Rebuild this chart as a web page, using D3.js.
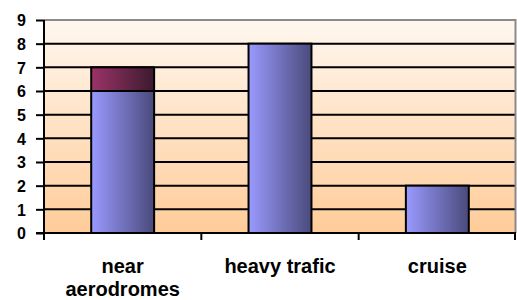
<!DOCTYPE html>
<html>
<head>
<meta charset="utf-8">
<script src="https://cdn.jsdelivr.net/npm/d3@7.9.0/dist/d3.min.js"></script>
<style>
  html, body { margin: 0; padding: 0; background: #fff; }
  svg { display: block; font-family: Arial, "Liberation Sans", sans-serif; font-weight: bold; }
</style>
</head>
<body>
<div id="chart"></div>
<script>
const categories = ['near aerodromes', 'heavy trafic', 'cruise'];
const categoryLines = [['near', 'aerodromes'], ['heavy trafic'], ['cruise']];
const seriesA = [6, 8, 2];
const seriesB = [1, 0, 0];
const yTicks = [0, 1, 2, 3, 4, 5, 6, 7, 8, 9];

const width = 517;
const height = 300;
const margin = { top: 20, right: 1, bottom: 67, left: 44 };

const svg = d3.select('#chart')
  .append('svg')
  .attr('width', width)
  .attr('height', height);

const area = {
  top: margin.top,
  bottom: height - margin.bottom,
  left: margin.left,
  right: width - margin.right,
};

const defs = svg.append('defs');

const bg = defs.append('linearGradient')
  .attr('id', 'bg').attr('x1', 0).attr('y1', 0).attr('x2', 0).attr('y2', 1);
bg.append('stop').attr('offset', '0%').attr('stop-color', '#fff7ef');
bg.append('stop').attr('offset', '100%').attr('stop-color', '#ffcc99');

function barGradient(id, from, to) {
  const g = defs.append('linearGradient')
    .attr('id', id).attr('x1', 0).attr('y1', 0).attr('x2', 1).attr('y2', 0);
  g.append('stop').attr('offset', '0%').attr('stop-color', from);
  g.append('stop').attr('offset', '100%').attr('stop-color', to);
}
barGradient('gA', '#9a9aff', '#4a4a7c');
barGradient('gB', '#9c3468', '#3c1a2e');

const x = d3.scaleBand()
  .domain(categories)
  .range([area.left, area.right])
  .padding(0);

const xBar = d3.scaleBand()
  .domain(categories)
  .range([area.left, area.right])
  .paddingInner(0.6)
  .paddingOuter(0.3);

const y = d3.scaleLinear()
  .domain([0, 9])
  .range([area.bottom, area.top]);

// plot background
svg.append('rect')
  .attr('x', area.left)
  .attr('y', area.top)
  .attr('width', area.right - area.left)
  .attr('height', area.bottom - area.top)
  .attr('fill', 'url(#bg)');

// gridlines
svg.append('g')
  .selectAll('line')
  .data(yTicks.filter((d) => d > 0 && d < 9))
  .join('line')
  .attr('x1', area.left)
  .attr('x2', area.right)
  .attr('y1', (d) => y(d))
  .attr('y2', (d) => y(d))
  .attr('stroke', '#000')
  .attr('stroke-width', 2);

// top/right border
svg.append('path')
  .attr('d', `M${area.left},${area.top}H${area.right - 0.5}V${area.bottom}`)
  .attr('fill', 'none')
  .attr('stroke', '#8a8a8a')
  .attr('stroke-width', 2);

// stacked bars
const rows = categories.map((c, i) => ({ cat: c, a: seriesA[i], b: seriesB[i] }));
const stack = d3.stack().keys(['a', 'b'])(rows);
const fills = { a: 'url(#gA)', b: 'url(#gB)' };

svg.append('g')
  .selectAll('g')
  .data(stack)
  .join('g')
  .attr('fill', (s) => fills[s.key])
  .selectAll('rect')
  .data((s) => s.filter((d) => d[1] > d[0]))
  .join('rect')
  .attr('x', (d) => xBar(d.data.cat))
  .attr('y', (d) => y(d[1]))
  .attr('width', xBar.bandwidth())
  .attr('height', (d) => y(d[0]) - y(d[1]))
  .attr('stroke', '#000')
  .attr('stroke-width', 2);

// y axis
const yAxis = svg.append('g')
  .attr('transform', `translate(${area.left},0)`)
  .call(d3.axisLeft(y).tickValues(yTicks).tickSize(8).tickPadding(10));
yAxis.select('.domain').attr('stroke', '#000').attr('stroke-width', 2)
  .attr('d', `M0,${area.top}V${area.bottom}`);
yAxis.selectAll('.tick line').attr('stroke', '#000').attr('stroke-width', 2);
yAxis.selectAll('.tick text')
  .attr('fill', '#000')
  .attr('dy', '0.36em')
  .style('font', 'bold 16px Arial, "Liberation Sans", sans-serif');

// x axis line and boundary ticks
const xAxisG = svg.append('g');
xAxisG.append('line')
  .attr('x1', area.left - 8)
  .attr('x2', area.right)
  .attr('y1', area.bottom)
  .attr('y2', area.bottom)
  .attr('stroke', '#000')
  .attr('stroke-width', 2);

const boundaries = categories.map((c) => x(c)).concat([area.right - 1]);
xAxisG.selectAll('line.tk')
  .data(boundaries)
  .join('line')
  .attr('class', 'tk')
  .attr('x1', (d) => d)
  .attr('x2', (d) => d)
  .attr('y1', area.bottom)
  .attr('y2', area.bottom + 7)
  .attr('stroke', '#000')
  .attr('stroke-width', 2);

xAxisG.selectAll('text')
  .data(categories)
  .join('text')
  .attr('x', (d) => x(d) + x.bandwidth() / 2)
  .attr('y', 273)
  .attr('text-anchor', 'middle')
  .style('font', 'bold 20px Arial, "Liberation Sans", sans-serif')
  .attr('fill', '#000')
  .selectAll('tspan')
  .data((d, i) => categoryLines[i])
  .join('tspan')
  .attr('x', function () { return d3.select(this.parentNode).attr('x'); })
  .attr('dy', (d, i) => (i === 0 ? 0 : 23))
  .text((d) => d);
</script>
</body>
</html>
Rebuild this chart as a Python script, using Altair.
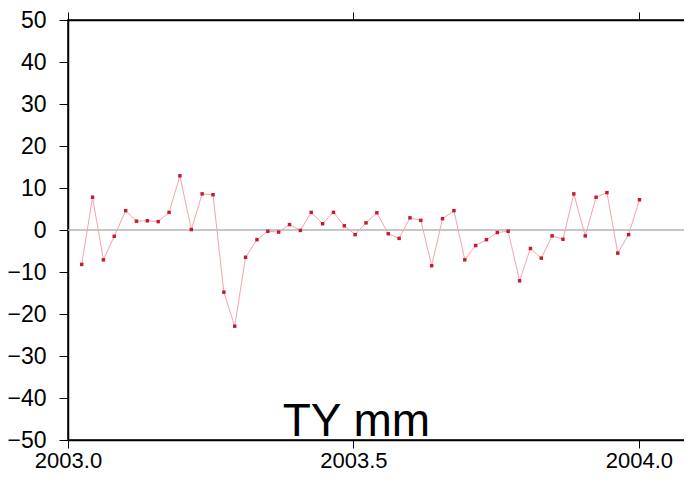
import altair as alt
import pandas as pd

# Decimal-year epochs (weekly solutions)
years = [
    2003.024, 2003.043, 2003.062, 2003.081, 2003.101, 2003.120, 2003.139, 2003.158,
    2003.177, 2003.196, 2003.216, 2003.235, 2003.254, 2003.273, 2003.292, 2003.311,
    2003.331, 2003.350, 2003.369, 2003.388, 2003.407, 2003.426, 2003.446, 2003.465,
    2003.484, 2003.503, 2003.522, 2003.541, 2003.561, 2003.580, 2003.599, 2003.618,
    2003.637, 2003.656, 2003.676, 2003.695, 2003.714, 2003.733, 2003.752, 2003.771,
    2003.791, 2003.810, 2003.829, 2003.848, 2003.867, 2003.886, 2003.906, 2003.925,
    2003.944, 2003.963, 2003.982, 2004.001,
]

# TY residuals in mm
ty_mm = [
    -8.2, 7.8, -7.1, -1.5, 4.6, 2.1, 2.2, 2.0,
    4.2, 12.9, 0.1, 8.6, 8.4, -14.8, -22.9, -6.5,
    -2.3, -0.3, -0.5, 1.3, -0.1, 4.2, 1.5, 4.2,
    1.0, -1.1, 1.7, 4.1, -0.9, -2.0, 2.9, 2.3,
    -8.5, 2.7, 4.6, -7.1, -3.7, -2.3, -0.6, -0.3,
    -12.1, -4.4, -6.7, -1.4, -2.2, 8.6, -1.4, 7.8,
    8.9, -5.5, -1.1, 7.2,
]

x_ticks = [2003.0, 2003.5, 2004.0]
y_ticks = [-50, -40, -30, -20, -10, 0, 10, 20, 30, 40, 50]
x_domain = [2003.0, 2004.093]
y_domain = [-50, 50]
label_text = "TY mm"

df = pd.DataFrame({"year": years, "ty": ty_mm})

FONT = "Liberation Sans"
xscale = alt.Scale(domain=x_domain, nice=False, zero=False)
yscale = alt.Scale(domain=y_domain, nice=False, zero=False)

axis_common = dict(
    grid=False, title=None, domainColor="black", domainWidth=1.5,
    tickColor="black", tickWidth=1, labelColor="black", labelFont=FONT,
)

x_bottom = alt.X(
    "year:Q", scale=xscale,
    axis=alt.Axis(orient="bottom", values=x_ticks, format=".1f", tickSize=8,
                  labelPadding=2, labelFontSize=22, labelFlush=False,
                  labelOverlap=False, **axis_common),
)
x_top = alt.X(
    "year:Q", scale=xscale,
    axis=alt.Axis(orient="top", values=x_ticks, labels=False, tickSize=8,
                  **axis_common),
)
y_left = alt.Y(
    "ty:Q", scale=yscale,
    axis=alt.Axis(orient="left", values=y_ticks, tickSize=9, labelPadding=13,
                  labelFontSize=23, labelFlush=False, labelOverlap=False,
                  **axis_common),
)

zero_line = alt.Chart(df).mark_rule(color="#b4b4b4", strokeWidth=1.5).encode(
    y=alt.Y("z:Q", scale=yscale, axis=None)
).transform_calculate(z="0").transform_filter("datum.year == 2003.024")

line = alt.Chart(df).mark_line(color="#f5a3aa", strokeWidth=1).encode(
    x=x_top, y=y_left
)

points = alt.Chart(df).mark_square(color="#c81a2c", size=12, opacity=1).encode(
    x=x_bottom, y=alt.Y("ty:Q", scale=yscale, axis=None)
)

label = alt.Chart(df).transform_filter("datum.year == 2003.024").mark_text(
    text=label_text, font=FONT, fontSize=46, color="black",
    align="center", baseline="alphabetic", dy=-4, dx=3,
).encode(
    x=alt.X("lx:Q", scale=xscale, axis=None),
    y=alt.Y("ly:Q", scale=yscale, axis=None),
).transform_calculate(lx="2003.5", ly="-50")

chart = alt.layer(zero_line, line, points, label).resolve_axis(
    x="independent", y="independent"
).properties(
    width=624, height=420,
    autosize=alt.AutoSizeParams(type="none"),
    padding={"left": 60, "top": 12, "right": -8, "bottom": 34},
    background="white",
).configure_view(stroke="black", strokeWidth=1.5)

chart.save("out.html", embed_options={"renderer": "svg", "actions": False})
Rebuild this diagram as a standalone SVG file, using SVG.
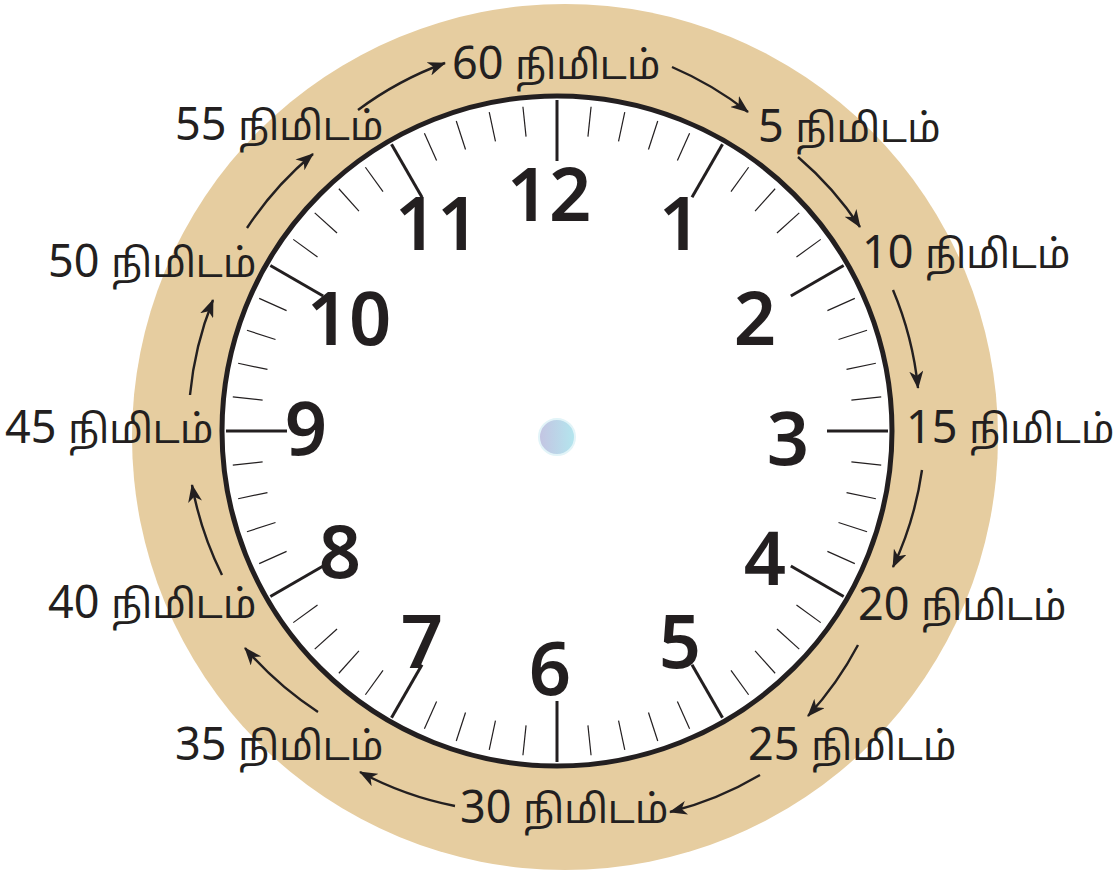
==============================
### What this task involves
In the records above, find the line with "Rebuild this chart as a Python" and the line with "yscale = alt.Scale(domain=y_domain, nice=False, zero=False)", then restate word for word only those two lines and all lines between, omitting pictures.

### Exercise answer
Rebuild this chart as a Python script, using Altair.
import altair as alt
import pandas as pd

# Decimal-year epochs (weekly solutions)
years = [
    2003.024, 2003.043, 2003.062, 2003.081, 2003.101, 2003.120, 2003.139, 2003.158,
    2003.177, 2003.196, 2003.216, 2003.235, 2003.254, 2003.273, 2003.292, 2003.311,
    2003.331, 2003.350, 2003.369, 2003.388, 2003.407, 2003.426, 2003.446, 2003.465,
    2003.484, 2003.503, 2003.522, 2003.541, 2003.561, 2003.580, 2003.599, 2003.618,
    2003.637, 2003.656, 2003.676, 2003.695, 2003.714, 2003.733, 2003.752, 2003.771,
    2003.791, 2003.810, 2003.829, 2003.848, 2003.867, 2003.886, 2003.906, 2003.925,
    2003.944, 2003.963, 2003.982, 2004.001,
]

# TY residuals in mm
ty_mm = [
    -8.2, 7.8, -7.1, -1.5, 4.6, 2.1, 2.2, 2.0,
    4.2, 12.9, 0.1, 8.6, 8.4, -14.8, -22.9, -6.5,
    -2.3, -0.3, -0.5, 1.3, -0.1, 4.2, 1.5, 4.2,
    1.0, -1.1, 1.7, 4.1, -0.9, -2.0, 2.9, 2.3,
    -8.5, 2.7, 4.6, -7.1, -3.7, -2.3, -0.6, -0.3,
    -12.1, -4.4, -6.7, -1.4, -2.2, 8.6, -1.4, 7.8,
    8.9, -5.5, -1.1, 7.2,
]

x_ticks = [2003.0, 2003.5, 2004.0]
y_ticks = [-50, -40, -30, -20, -10, 0, 10, 20, 30, 40, 50]
x_domain = [2003.0, 2004.093]
y_domain = [-50, 50]
label_text = "TY mm"

df = pd.DataFrame({"year": years, "ty": ty_mm})

FONT = "Liberation Sans"
xscale = alt.Scale(domain=x_domain, nice=False, zero=False)
yscale = alt.Scale(domain=y_domain, nice=False, zero=False)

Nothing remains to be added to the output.